*Aim of the task*
Write out the material again word for word, dropping any images it holds.

*Given material*
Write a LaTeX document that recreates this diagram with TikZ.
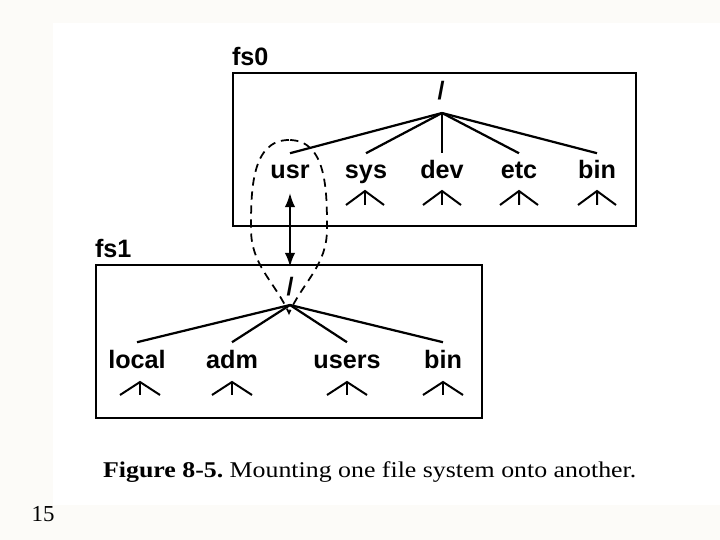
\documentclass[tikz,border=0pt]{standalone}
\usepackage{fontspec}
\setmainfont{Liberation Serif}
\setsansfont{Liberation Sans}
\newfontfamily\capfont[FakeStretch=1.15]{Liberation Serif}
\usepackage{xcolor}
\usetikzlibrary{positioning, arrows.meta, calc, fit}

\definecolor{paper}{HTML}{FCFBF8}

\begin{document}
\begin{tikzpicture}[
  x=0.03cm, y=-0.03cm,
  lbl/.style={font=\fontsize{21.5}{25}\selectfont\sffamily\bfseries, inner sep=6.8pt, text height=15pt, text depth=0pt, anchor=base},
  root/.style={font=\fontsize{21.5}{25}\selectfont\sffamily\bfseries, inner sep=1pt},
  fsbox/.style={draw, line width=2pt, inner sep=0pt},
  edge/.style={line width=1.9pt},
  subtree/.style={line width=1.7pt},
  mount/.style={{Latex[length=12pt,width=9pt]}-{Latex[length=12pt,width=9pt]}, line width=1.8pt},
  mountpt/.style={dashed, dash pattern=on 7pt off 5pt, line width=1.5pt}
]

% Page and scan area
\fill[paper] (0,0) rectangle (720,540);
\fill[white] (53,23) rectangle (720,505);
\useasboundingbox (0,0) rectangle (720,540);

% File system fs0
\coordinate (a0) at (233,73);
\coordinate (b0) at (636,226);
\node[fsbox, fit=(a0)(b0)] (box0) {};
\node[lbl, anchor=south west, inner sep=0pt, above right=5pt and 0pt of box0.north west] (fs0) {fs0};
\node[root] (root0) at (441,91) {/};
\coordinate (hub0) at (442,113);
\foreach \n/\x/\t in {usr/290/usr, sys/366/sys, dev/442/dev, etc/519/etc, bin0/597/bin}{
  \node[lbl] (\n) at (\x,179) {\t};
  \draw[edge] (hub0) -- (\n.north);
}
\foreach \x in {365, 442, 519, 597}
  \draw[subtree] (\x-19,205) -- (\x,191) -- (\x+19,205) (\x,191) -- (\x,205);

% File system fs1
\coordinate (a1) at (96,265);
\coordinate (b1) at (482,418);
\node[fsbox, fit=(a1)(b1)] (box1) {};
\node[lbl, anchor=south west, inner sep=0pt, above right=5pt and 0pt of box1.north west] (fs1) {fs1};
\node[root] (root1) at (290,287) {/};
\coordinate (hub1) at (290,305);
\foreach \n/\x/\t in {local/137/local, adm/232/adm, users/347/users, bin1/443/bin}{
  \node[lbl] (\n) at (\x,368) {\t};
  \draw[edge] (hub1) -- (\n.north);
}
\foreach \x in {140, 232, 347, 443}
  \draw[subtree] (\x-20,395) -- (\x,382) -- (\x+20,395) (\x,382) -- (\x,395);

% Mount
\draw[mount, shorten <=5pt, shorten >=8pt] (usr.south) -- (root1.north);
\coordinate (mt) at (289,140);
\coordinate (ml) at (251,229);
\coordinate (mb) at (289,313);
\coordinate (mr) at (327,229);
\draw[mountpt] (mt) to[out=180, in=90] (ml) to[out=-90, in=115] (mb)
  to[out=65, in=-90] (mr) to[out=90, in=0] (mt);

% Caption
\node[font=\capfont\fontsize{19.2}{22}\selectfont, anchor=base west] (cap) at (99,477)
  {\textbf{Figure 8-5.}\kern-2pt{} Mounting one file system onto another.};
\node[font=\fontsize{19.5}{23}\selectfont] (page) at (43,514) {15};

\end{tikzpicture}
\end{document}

*Task result*
Write a LaTeX document that recreates this diagram with TikZ.
\documentclass[tikz,border=0pt]{standalone}
\usepackage{fontspec}
\setmainfont{Liberation Serif}
\setsansfont{Liberation Sans}
\newfontfamily\capfont[FakeStretch=1.15]{Liberation Serif}
\usepackage{xcolor}
\usetikzlibrary{positioning, arrows.meta, calc, fit}

\definecolor{paper}{HTML}{FCFBF8}

\begin{document}
\begin{tikzpicture}[
  x=0.03cm, y=-0.03cm,
  lbl/.style={font=\fontsize{21.5}{25}\selectfont\sffamily\bfseries, inner sep=6.8pt, text height=15pt, text depth=0pt, anchor=base},
  root/.style={font=\fontsize{21.5}{25}\selectfont\sffamily\bfseries, inner sep=1pt},
  fsbox/.style={draw, line width=2pt, inner sep=0pt},
  edge/.style={line width=1.9pt},
  subtree/.style={line width=1.7pt},
  mount/.style={{Latex[length=12pt,width=9pt]}-{Latex[length=12pt,width=9pt]}, line width=1.8pt},
  mountpt/.style={dashed, dash pattern=on 7pt off 5pt, line width=1.5pt}
]

% Page and scan area
\fill[paper] (0,0) rectangle (720,540);
\fill[white] (53,23) rectangle (720,505);
\useasboundingbox (0,0) rectangle (720,540);

% File system fs0
\coordinate (a0) at (233,73);
\coordinate (b0) at (636,226);
\node[fsbox, fit=(a0)(b0)] (box0) {};
\node[lbl, anchor=south west, inner sep=0pt, above right=5pt and 0pt of box0.north west] (fs0) {fs0};
\node[root] (root0) at (441,91) {/};
\coordinate (hub0) at (442,113);
\foreach \n/\x/\t in {usr/290/usr, sys/366/sys, dev/442/dev, etc/519/etc, bin0/597/bin}{
  \node[lbl] (\n) at (\x,179) {\t};
  \draw[edge] (hub0) -- (\n.north);
}
\foreach \x in {365, 442, 519, 597}
  \draw[subtree] (\x-19,205) -- (\x,191) -- (\x+19,205) (\x,191) -- (\x,205);

% File system fs1
\coordinate (a1) at (96,265);
\coordinate (b1) at (482,418);
\node[fsbox, fit=(a1)(b1)] (box1) {};
\node[lbl, anchor=south west, inner sep=0pt, above right=5pt and 0pt of box1.north west] (fs1) {fs1};
\node[root] (root1) at (290,287) {/};
\coordinate (hub1) at (290,305);
\foreach \n/\x/\t in {local/137/local, adm/232/adm, users/347/users, bin1/443/bin}{
  \node[lbl] (\n) at (\x,368) {\t};
  \draw[edge] (hub1) -- (\n.north);
}
\foreach \x in {140, 232, 347, 443}
  \draw[subtree] (\x-20,395) -- (\x,382) -- (\x+20,395) (\x,382) -- (\x,395);

% Mount
\draw[mount, shorten <=5pt, shorten >=8pt] (usr.south) -- (root1.north);
\coordinate (mt) at (289,140);
\coordinate (ml) at (251,229);
\coordinate (mb) at (289,313);
\coordinate (mr) at (327,229);
\draw[mountpt] (mt) to[out=180, in=90] (ml) to[out=-90, in=115] (mb)
  to[out=65, in=-90] (mr) to[out=90, in=0] (mt);

% Caption
\node[font=\capfont\fontsize{19.2}{22}\selectfont, anchor=base west] (cap) at (99,477)
  {\textbf{Figure 8-5.}\kern-2pt{} Mounting one file system onto another.};
\node[font=\fontsize{19.5}{23}\selectfont] (page) at (43,514) {15};

\end{tikzpicture}
\end{document}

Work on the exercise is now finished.